Cet enseignement qui prône la haine entre les communautés entretient dans le monde occidental la réputation déplorable des écoles coraniques. Elles seraient toutes devenues des «usines à terroristes». Un jugement bien sûr caricatural. Le point commun des madrassas est d'être dirigées par des partis fondamentalistes musulmans qui réclament l'application de la «charia», la loi coranique. Des partis qui ne dépassent jamais 6% des suffrages lors des élections, qu'il s'agisse de l'Indonésie, du Pakistan ou du Bangladesh, mais qui troublent la vie publique. En Indonésie, ces partis attaquent des chrétiens et brûlent leurs églises. Au Bangladesh, ils organisent des pogroms de familles hindoues. L'islam est traversé depuis un quart de siècle par un puissant courant traditionaliste. Les madrassas, ancrées dans les milieux défavorisés, sont devenues les bastions de ce conservatisme-là.
Résistance à la modernité
Tout cela grâce à l'Arabie saoudite. La maison des Saoud verse des centaines de millions de dollars dans le monde pour répandre le wahhabisme, une version fondamentaliste de la théologie sunnite. En février dernier, le prince Abdallah a offert 35 millions de dollars pour construire 4 500 nouvelles madrassas au Bangladesh et en Inde. Les «fondations» saoudiennes, étroitement surveillées par les Américains, sont l'engrais du terreau extrémiste.

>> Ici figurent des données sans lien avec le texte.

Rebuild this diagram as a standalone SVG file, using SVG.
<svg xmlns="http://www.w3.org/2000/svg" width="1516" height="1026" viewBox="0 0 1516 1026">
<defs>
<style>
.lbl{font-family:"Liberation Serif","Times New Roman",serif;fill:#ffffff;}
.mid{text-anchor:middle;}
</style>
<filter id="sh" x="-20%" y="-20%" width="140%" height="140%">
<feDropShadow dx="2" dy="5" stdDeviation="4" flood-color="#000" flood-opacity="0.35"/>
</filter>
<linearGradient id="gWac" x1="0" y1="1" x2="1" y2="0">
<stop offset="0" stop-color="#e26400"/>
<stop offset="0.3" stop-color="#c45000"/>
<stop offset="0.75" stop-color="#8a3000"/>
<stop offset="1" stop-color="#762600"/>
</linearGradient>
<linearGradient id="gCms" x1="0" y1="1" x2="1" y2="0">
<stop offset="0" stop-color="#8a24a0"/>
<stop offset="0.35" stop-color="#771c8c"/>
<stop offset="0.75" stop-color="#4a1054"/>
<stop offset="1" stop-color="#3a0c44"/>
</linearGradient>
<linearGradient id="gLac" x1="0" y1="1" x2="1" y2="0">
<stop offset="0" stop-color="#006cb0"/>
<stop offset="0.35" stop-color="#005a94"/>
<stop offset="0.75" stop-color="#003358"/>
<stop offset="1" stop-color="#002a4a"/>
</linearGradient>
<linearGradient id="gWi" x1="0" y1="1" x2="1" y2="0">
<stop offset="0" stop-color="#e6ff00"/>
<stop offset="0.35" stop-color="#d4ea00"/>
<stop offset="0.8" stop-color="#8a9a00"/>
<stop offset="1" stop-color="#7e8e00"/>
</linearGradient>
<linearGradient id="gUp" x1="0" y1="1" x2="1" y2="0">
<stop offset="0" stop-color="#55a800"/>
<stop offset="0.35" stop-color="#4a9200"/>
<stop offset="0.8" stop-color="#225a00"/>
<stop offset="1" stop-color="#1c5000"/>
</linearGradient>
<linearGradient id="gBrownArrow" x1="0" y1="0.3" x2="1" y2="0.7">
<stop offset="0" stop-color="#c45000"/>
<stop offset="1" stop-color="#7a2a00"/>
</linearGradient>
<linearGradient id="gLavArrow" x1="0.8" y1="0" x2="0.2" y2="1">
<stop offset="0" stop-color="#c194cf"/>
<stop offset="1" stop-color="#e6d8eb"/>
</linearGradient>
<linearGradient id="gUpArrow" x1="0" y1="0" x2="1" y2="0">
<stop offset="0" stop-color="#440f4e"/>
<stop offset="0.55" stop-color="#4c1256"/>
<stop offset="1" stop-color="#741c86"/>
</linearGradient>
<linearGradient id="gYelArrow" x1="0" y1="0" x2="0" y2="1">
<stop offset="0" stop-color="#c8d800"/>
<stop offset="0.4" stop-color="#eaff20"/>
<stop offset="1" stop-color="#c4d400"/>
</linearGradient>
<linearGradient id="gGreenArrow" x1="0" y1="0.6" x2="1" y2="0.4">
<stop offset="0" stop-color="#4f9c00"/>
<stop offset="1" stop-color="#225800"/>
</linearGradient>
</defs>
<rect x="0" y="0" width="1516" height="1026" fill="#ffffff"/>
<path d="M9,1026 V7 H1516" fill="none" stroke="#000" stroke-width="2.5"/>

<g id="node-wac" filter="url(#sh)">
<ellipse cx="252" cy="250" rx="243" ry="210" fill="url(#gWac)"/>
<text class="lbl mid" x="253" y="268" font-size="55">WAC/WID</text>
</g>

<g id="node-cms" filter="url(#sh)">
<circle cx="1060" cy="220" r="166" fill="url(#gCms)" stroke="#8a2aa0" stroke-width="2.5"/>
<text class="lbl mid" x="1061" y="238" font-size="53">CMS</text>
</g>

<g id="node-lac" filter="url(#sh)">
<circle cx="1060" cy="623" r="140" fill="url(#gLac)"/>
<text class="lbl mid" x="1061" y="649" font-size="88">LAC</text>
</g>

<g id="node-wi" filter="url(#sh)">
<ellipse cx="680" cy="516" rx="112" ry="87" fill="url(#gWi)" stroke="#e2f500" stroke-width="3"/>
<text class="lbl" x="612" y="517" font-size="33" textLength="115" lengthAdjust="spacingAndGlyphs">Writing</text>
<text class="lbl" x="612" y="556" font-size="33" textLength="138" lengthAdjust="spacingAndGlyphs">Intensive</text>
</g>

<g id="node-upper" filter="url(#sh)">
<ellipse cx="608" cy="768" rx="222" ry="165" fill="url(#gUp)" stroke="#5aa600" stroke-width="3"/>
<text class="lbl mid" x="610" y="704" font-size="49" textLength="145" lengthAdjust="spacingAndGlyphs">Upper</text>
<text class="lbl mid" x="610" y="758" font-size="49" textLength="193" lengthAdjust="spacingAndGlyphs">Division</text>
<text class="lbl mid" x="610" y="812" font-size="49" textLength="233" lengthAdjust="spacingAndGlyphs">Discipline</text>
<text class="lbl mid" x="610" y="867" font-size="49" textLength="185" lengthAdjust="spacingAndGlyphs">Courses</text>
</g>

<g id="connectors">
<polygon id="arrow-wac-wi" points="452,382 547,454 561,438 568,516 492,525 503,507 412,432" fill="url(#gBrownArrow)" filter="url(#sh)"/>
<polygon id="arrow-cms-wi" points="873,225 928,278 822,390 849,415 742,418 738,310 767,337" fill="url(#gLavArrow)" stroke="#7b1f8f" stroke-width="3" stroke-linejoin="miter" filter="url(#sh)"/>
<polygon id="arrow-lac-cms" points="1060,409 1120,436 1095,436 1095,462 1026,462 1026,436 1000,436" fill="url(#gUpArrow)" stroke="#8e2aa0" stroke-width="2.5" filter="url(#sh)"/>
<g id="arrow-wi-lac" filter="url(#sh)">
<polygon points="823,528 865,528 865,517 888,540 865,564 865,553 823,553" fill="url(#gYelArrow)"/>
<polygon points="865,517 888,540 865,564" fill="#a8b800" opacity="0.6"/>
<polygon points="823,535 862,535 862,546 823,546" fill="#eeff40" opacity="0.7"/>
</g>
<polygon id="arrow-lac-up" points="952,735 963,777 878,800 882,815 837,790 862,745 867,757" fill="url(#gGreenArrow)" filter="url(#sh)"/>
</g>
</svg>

Si fondamentalisme n'est pas synonyme de terrorisme, il se conjugue toujours dans les madrassas avec une résistance à la modernité qui finit le plus souvent par un rejet pur et simple de cette modernité. De Peshawar à Dacca, dans une douzaine de madrassas de toutes les obédiences, des professeurs affirment que «la société est devenue trop moderne».
Leur credo ? Seul un islam purifié répondra aux défis du XXIe siècle. Partout, des centaines d'enfants, parfois âgés de trois ans seulement, se balancent, assis, en psalmodiant le Coran. «Les plus doués l'apprennent entièrement en six mois, les autres en deux ans et demi», dit Mawlana Mahfuzul Haque, qui dirige à Dacca, au Bangladesh, la madrassa Jamia Rahmania Arabia.

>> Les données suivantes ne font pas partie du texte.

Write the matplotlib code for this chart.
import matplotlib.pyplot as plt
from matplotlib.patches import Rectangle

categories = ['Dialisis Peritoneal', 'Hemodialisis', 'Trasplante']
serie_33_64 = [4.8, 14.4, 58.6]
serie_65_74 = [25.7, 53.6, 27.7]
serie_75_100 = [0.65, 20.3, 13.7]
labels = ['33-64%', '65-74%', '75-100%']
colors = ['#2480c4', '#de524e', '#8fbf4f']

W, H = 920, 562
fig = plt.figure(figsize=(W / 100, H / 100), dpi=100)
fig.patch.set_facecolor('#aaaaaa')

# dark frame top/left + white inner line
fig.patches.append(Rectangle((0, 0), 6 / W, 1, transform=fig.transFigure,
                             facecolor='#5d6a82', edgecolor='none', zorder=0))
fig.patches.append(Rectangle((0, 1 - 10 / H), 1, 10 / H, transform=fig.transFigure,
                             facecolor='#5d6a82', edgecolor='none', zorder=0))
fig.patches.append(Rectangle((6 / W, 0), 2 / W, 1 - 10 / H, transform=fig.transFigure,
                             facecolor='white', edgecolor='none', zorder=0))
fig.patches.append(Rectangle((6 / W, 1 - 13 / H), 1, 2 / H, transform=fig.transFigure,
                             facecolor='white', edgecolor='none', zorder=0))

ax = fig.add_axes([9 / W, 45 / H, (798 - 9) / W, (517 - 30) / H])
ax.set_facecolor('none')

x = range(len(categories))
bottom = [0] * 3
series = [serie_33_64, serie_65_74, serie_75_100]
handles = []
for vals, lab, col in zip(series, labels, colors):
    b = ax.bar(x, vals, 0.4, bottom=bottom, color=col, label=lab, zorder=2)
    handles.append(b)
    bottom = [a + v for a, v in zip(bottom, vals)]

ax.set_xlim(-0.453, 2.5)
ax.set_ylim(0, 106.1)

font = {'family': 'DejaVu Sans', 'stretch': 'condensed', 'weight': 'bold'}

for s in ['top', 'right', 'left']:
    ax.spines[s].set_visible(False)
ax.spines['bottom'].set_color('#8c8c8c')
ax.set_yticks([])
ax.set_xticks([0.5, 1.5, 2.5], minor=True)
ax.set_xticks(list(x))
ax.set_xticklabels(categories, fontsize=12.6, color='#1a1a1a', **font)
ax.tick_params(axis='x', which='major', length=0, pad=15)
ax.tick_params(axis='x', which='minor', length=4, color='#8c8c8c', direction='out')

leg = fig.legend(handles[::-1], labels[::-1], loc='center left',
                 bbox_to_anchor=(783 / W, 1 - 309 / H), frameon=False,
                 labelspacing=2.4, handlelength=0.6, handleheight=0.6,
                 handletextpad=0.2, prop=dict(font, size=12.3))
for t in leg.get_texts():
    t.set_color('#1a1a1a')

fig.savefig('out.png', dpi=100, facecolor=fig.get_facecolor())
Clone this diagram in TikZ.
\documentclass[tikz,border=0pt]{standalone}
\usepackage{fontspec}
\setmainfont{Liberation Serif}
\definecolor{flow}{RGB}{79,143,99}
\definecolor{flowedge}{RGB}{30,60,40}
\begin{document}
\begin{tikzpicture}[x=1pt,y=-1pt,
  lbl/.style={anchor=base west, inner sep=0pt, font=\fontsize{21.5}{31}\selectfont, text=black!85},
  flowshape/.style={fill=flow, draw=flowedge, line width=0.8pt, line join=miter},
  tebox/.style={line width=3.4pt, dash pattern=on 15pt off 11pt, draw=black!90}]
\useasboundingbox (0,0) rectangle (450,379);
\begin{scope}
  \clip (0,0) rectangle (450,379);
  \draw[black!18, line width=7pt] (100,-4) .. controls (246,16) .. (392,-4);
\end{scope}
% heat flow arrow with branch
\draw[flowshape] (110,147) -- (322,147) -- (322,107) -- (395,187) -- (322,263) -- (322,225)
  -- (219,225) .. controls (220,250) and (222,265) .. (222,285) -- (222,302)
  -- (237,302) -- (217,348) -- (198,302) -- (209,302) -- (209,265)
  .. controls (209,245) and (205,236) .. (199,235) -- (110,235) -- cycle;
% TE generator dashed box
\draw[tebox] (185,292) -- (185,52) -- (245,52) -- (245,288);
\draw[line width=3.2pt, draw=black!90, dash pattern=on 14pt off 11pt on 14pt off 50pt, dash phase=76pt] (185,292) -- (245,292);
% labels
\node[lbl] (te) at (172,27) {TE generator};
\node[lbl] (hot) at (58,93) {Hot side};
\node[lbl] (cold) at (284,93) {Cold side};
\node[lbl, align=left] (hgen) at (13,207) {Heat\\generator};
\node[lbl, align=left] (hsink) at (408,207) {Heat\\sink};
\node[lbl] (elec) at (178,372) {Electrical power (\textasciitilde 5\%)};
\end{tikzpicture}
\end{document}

Ces profs médiévaux sont aujourd'hui sur la défensive. Leurs gouvernements exigent qu'en marge de l'enseignement religieux, les enfants des madrassas puissent se voir offrir quelques rudiments d'anglais ou d'informatique. Des demandes considérées par les religieux comme des «complots» ourdis par les «croisés chrétiens», par les «ennemis hindous et juifs» et par «le Diable américain», dans le but de pervertir les enseignements coraniques traditionnels.

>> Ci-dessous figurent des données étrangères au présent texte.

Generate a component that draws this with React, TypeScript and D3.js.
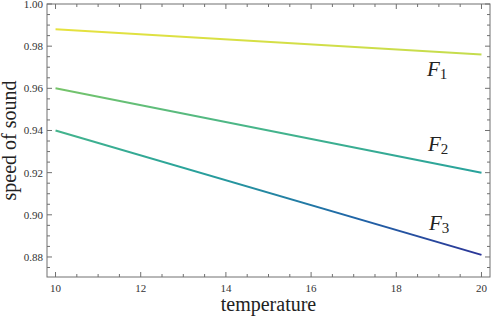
import React from 'react';
import * as d3 from 'd3';

// temperature values at which each curve is sampled
const temperature = [10, 20];
const F1 = [0.988, 0.976];
const F2 = [0.960, 0.920];
const F3 = [0.940, 0.881];

const seriesNames = ['1', '2', '3'];
const series = [F1, F2, F3];

const xTicks = [10, 12, 14, 16, 18, 20];
const yTicks = [0.88, 0.90, 0.92, 0.94, 0.96, 0.98, 1.00];

// colour depends on the speed value (blue -> green -> yellow)
const colorStops = [0.88, 0.90, 0.92, 0.94, 0.96, 0.976, 0.988];
const colorValues = ['#2c3296', '#1f6aa8', '#28a29c', '#44b48c', '#76c46a', '#c4dc4e', '#e6e23e'];

const W = 491;
const H = 317;
const margin = { top: 4, right: 1, bottom: 40, left: 47 };

const App = () => {
  const x = d3.scaleLinear().domain([9.8, 20.2]).range([margin.left, W - margin.right]);
  const y = d3.scaleLinear().domain([0.8705, 1.0]).range([H - margin.bottom, margin.top]);
  const color = d3.scaleLinear<string>().domain(colorStops).range(colorValues).interpolate(d3.interpolateRgb);

  const line = d3.line<number>()
    .x((_, i) => x(temperature[i]))
    .y(d => y(d));

  const x0 = x.range()[0], x1 = x.range()[1];
  const y0 = y.range()[0], y1 = y.range()[1];

  const xMinor = d3.range(10, 20.01, 0.5);
  const yMinor = d3.range(0.875, 1.0001, 0.005);

  const labelPos = [
    { t: 17.6, v: F1[1] + 0.0 },
  ];
  void labelPos;
  const labels = [
    { x: 427, y: 76 },
    { x: 428, y: 151 },
    { x: 429, y: 230 },
  ];

  const frame = '#707070';
  const font = '"Liberation Serif", "DejaVu Serif", serif';

  return (
    <svg width={W} height={H} style={{ position: 'absolute', left: 0, top: 0 }} fontFamily={font}>
      <defs>
        {series.map((s, i) => {
          const n = s.length - 1;
          const stops = d3.range(0, 11).map(k => {
            const v = s[0] + (s[n] - s[0]) * k / 10;
            return <stop key={k} offset={`${k * 10}%`} stopColor={color(v)} />;
          });
          return (
            <linearGradient key={i} id={`g${i}`} gradientUnits="userSpaceOnUse"
              x1={x(temperature[0])} y1={y(s[0])} x2={x(temperature[n])} y2={y(s[n])}>
              {stops}
            </linearGradient>
          );
        })}
      </defs>

      {series.map((s, i) => (
        <path key={i} d={line(s) || ''} fill="none" stroke={`url(#g${i})`} strokeWidth={2} />
      ))}

      {/* frame */}
      <rect x={x0} y={y1} width={x1 - x0} height={y0 - y1} fill="none" stroke={frame} strokeWidth={1} />

      {/* x ticks, bottom and top */}
      {xMinor.map((t, i) => {
        const major = xTicks.some(m => Math.abs(m - t) < 1e-6);
        const len = major ? 5 : 3;
        return (
          <g key={i} stroke={frame}>
            <line x1={x(t)} x2={x(t)} y1={y0} y2={y0 - len} />
            <line x1={x(t)} x2={x(t)} y1={y1} y2={y1 + len} />
          </g>
        );
      })}
      {xTicks.map(t => (
        <text key={t} x={x(t)} y={292} textAnchor="middle" fontSize={11} fill="#333">{t}</text>
      ))}

      {/* y ticks, left and right */}
      {yMinor.map((t, i) => {
        const major = yTicks.some(m => Math.abs(m - t) < 1e-6);
        const len = major ? 5 : 3;
        return (
          <g key={i} stroke={frame}>
            <line x1={x0} x2={x0 + len} y1={y(t)} y2={y(t)} />
            <line x1={x1} x2={x1 - len} y1={y(t)} y2={y(t)} />
          </g>
        );
      })}
      {yTicks.map(t => (
        <text key={t} x={x0 - 4} y={y(t) + 4} textAnchor="end" fontSize={11} fill="#333">{t.toFixed(2)}</text>
      ))}

      {/* axis labels */}
      <text x={(x0 + x1) / 2} y={311} textAnchor="middle" fontSize={20} fill="#222">temperature</text>
      <text transform={`translate(16,${(y0 + y1) / 2}) rotate(-90)`} textAnchor="middle" fontSize={20} fill="#222">speed of sound</text>

      {/* curve labels */}
      {labels.map((p, i) => (
        <text key={i} x={p.x} y={p.y} fontSize={21} fill="#222">
          <tspan fontStyle="italic">F</tspan>
          <tspan fontSize={15} dy={3}>{seriesNames[i]}</tspan>
        </text>
      ))}
    </svg>
  );
};

export default App;
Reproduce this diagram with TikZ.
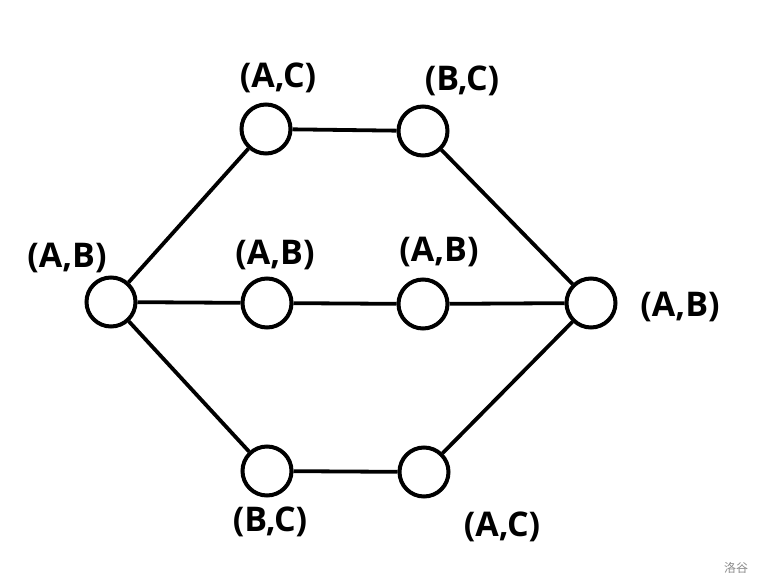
\documentclass[tikz,border=0pt]{standalone}
\usepackage{fontspec}
\setmainfont{Open Sans}
\newfontfamily\cjk{Noto Sans CJK SC}
\begin{document}
\begin{tikzpicture}[x=1pt,y=-1pt,
  vert/.style={circle,draw=black,line width=4pt,minimum size=49pt,inner sep=0pt,fill=white},
  lbl/.style={font=\fontsize{34}{40}\selectfont\bfseries,inner sep=0pt},
  edge/.style={line width=3.8pt,draw=black}]
\useasboundingbox[fill=white] (0,0) rectangle (763,588);
\node[vert] (L) at (111,302) {};
\node[vert] (T1) at (266,129) {};
\node[vert] (T2) at (423,131) {};
\node[vert] (M1) at (267,303) {};
\node[vert] (M2) at (423,304) {};
\node[vert] (R) at (591,303) {};
\node[vert] (B1) at (267,471) {};
\node[vert] (B2) at (424,472) {};
\draw[edge] (L) -- (T1);
\draw[edge] (T1) -- (T2);
\draw[edge] (T2) -- (R);
\draw[edge] (L) -- (M1);
\draw[edge] (M1) -- (M2);
\draw[edge] (M2) -- (R);
\draw[edge] (L) -- (B1);
\draw[edge] (B1) -- (B2);
\draw[edge] (B2) -- (R);
\node[lbl] (lT1) at (278,78) {(A,C)};
\node[lbl] (lT2) at (462,81) {(B,C)};
\node[lbl] (lL) at (67,258) {(A,B)};
\node[lbl] (lM1) at (275,255) {(A,B)};
\node[lbl] (lM2) at (439,252) {(A,B)};
\node[lbl] (lR) at (680,307) {(A,B)};
\node[lbl] (lB1) at (270,522) {(B,C)};
\node[lbl] (lB2) at (502,527) {(A,C)};
\node[font=\cjk\fontsize{12}{14}\selectfont,text=black!45,inner sep=0pt] (wm) at (736,568) {洛谷};
\end{tikzpicture}
\end{document}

Pendant que dans leurs écoles les petits Chinois apprennent l'anglais, que les petits Indiens deviennent des as de l'informatique, les madrassas en Indonésie, au Bangladesh, au Pakistan ou en Afrique approfondissent l'étude des techniques traditionnelles de calligraphie ou du Shara-e Aqaid, un traité du XVe siècle qui soulève l'importante question de savoir s'il n'y a qu'un seul ciel sur nos têtes, ou bien s'il faut diviser la voûte céleste en sept, huit ou neuf parties.
Hostiles aux réformes depuis trois siècles, les madrassas «fabriquent» des millions de jeunes gens illettrés, racistes, fanatisés qui font de leurs pays des nations en déclin, moins compétitives, des nations toujours plus assistées et plus frustrées.